• **Exercise requirements**: Write out each line of the material again, word for word.
:::::
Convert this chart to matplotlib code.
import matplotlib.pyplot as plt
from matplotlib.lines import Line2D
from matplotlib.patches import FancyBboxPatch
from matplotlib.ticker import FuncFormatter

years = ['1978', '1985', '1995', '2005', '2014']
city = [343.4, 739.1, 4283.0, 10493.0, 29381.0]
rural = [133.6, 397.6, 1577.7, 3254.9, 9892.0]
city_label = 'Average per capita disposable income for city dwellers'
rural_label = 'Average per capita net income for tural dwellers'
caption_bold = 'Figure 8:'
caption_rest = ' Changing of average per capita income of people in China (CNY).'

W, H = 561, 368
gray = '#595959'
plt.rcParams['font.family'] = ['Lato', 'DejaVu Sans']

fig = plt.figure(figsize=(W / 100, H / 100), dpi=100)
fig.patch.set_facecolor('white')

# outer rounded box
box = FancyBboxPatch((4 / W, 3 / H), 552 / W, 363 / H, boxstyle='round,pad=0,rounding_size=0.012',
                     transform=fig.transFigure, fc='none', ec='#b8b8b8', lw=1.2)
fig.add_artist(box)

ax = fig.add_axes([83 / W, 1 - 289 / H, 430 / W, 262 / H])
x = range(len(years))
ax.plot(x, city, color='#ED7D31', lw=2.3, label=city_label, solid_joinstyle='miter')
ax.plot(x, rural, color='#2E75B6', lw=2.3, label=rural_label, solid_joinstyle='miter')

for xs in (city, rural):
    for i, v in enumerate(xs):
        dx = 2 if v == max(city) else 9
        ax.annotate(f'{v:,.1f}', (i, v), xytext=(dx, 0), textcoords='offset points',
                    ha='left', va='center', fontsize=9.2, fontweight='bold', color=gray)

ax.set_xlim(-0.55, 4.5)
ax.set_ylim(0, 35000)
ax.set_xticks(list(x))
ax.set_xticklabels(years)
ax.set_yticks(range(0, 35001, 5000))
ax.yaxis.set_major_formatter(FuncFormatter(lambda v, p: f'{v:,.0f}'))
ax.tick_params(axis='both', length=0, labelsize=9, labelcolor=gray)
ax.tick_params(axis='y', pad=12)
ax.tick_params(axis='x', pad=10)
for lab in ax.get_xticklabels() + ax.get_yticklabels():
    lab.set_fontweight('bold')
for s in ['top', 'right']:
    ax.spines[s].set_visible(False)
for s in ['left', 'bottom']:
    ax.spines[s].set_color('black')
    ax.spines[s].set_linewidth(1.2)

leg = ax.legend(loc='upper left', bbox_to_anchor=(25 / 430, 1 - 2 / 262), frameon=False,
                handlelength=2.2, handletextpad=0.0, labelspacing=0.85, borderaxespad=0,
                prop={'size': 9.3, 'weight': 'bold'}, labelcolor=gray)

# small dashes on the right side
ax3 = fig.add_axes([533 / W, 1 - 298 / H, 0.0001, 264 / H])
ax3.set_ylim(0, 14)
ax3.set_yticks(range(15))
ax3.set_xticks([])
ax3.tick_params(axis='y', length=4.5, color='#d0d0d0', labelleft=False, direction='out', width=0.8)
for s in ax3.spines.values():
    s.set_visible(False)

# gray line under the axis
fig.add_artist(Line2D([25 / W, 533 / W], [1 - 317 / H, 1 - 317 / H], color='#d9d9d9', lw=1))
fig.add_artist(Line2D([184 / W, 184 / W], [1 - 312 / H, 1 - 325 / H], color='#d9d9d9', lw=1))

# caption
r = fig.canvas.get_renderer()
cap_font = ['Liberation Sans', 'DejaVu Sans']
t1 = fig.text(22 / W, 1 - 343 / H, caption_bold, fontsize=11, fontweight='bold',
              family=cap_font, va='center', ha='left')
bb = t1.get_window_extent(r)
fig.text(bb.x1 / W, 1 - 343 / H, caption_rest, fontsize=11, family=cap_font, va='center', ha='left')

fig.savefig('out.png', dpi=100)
:::::
• **Answer to this problem**:
Convert this chart to matplotlib code.
import matplotlib.pyplot as plt
from matplotlib.lines import Line2D
from matplotlib.patches import FancyBboxPatch
from matplotlib.ticker import FuncFormatter

years = ['1978', '1985', '1995', '2005', '2014']
city = [343.4, 739.1, 4283.0, 10493.0, 29381.0]
rural = [133.6, 397.6, 1577.7, 3254.9, 9892.0]
city_label = 'Average per capita disposable income for city dwellers'
rural_label = 'Average per capita net income for tural dwellers'
caption_bold = 'Figure 8:'
caption_rest = ' Changing of average per capita income of people in China (CNY).'

W, H = 561, 368
gray = '#595959'
plt.rcParams['font.family'] = ['Lato', 'DejaVu Sans']

fig = plt.figure(figsize=(W / 100, H / 100), dpi=100)
fig.patch.set_facecolor('white')

# outer rounded box
box = FancyBboxPatch((4 / W, 3 / H), 552 / W, 363 / H, boxstyle='round,pad=0,rounding_size=0.012',
                     transform=fig.transFigure, fc='none', ec='#b8b8b8', lw=1.2)
fig.add_artist(box)

ax = fig.add_axes([83 / W, 1 - 289 / H, 430 / W, 262 / H])
x = range(len(years))
ax.plot(x, city, color='#ED7D31', lw=2.3, label=city_label, solid_joinstyle='miter')
ax.plot(x, rural, color='#2E75B6', lw=2.3, label=rural_label, solid_joinstyle='miter')

for xs in (city, rural):
    for i, v in enumerate(xs):
        dx = 2 if v == max(city) else 9
        ax.annotate(f'{v:,.1f}', (i, v), xytext=(dx, 0), textcoords='offset points',
                    ha='left', va='center', fontsize=9.2, fontweight='bold', color=gray)

ax.set_xlim(-0.55, 4.5)
ax.set_ylim(0, 35000)
ax.set_xticks(list(x))
ax.set_xticklabels(years)
ax.set_yticks(range(0, 35001, 5000))
ax.yaxis.set_major_formatter(FuncFormatter(lambda v, p: f'{v:,.0f}'))
ax.tick_params(axis='both', length=0, labelsize=9, labelcolor=gray)
ax.tick_params(axis='y', pad=12)
ax.tick_params(axis='x', pad=10)
for lab in ax.get_xticklabels() + ax.get_yticklabels():
    lab.set_fontweight('bold')
for s in ['top', 'right']:
    ax.spines[s].set_visible(False)
for s in ['left', 'bottom']:
    ax.spines[s].set_color('black')
    ax.spines[s].set_linewidth(1.2)

leg = ax.legend(loc='upper left', bbox_to_anchor=(25 / 430, 1 - 2 / 262), frameon=False,
                handlelength=2.2, handletextpad=0.0, labelspacing=0.85, borderaxespad=0,
                prop={'size': 9.3, 'weight': 'bold'}, labelcolor=gray)

# small dashes on the right side
ax3 = fig.add_axes([533 / W, 1 - 298 / H, 0.0001, 264 / H])
ax3.set_ylim(0, 14)
ax3.set_yticks(range(15))
ax3.set_xticks([])
ax3.tick_params(axis='y', length=4.5, color='#d0d0d0', labelleft=False, direction='out', width=0.8)
for s in ax3.spines.values():
    s.set_visible(False)

# gray line under the axis
fig.add_artist(Line2D([25 / W, 533 / W], [1 - 317 / H, 1 - 317 / H], color='#d9d9d9', lw=1))
fig.add_artist(Line2D([184 / W, 184 / W], [1 - 312 / H, 1 - 325 / H], color='#d9d9d9', lw=1))

# caption
r = fig.canvas.get_renderer()
cap_font = ['Liberation Sans', 'DejaVu Sans']
t1 = fig.text(22 / W, 1 - 343 / H, caption_bold, fontsize=11, fontweight='bold',
              family=cap_font, va='center', ha='left')
bb = t1.get_window_extent(r)
fig.text(bb.x1 / W, 1 - 343 / H, caption_rest, fontsize=11, family=cap_font, va='center', ha='left')

fig.savefig('out.png', dpi=100)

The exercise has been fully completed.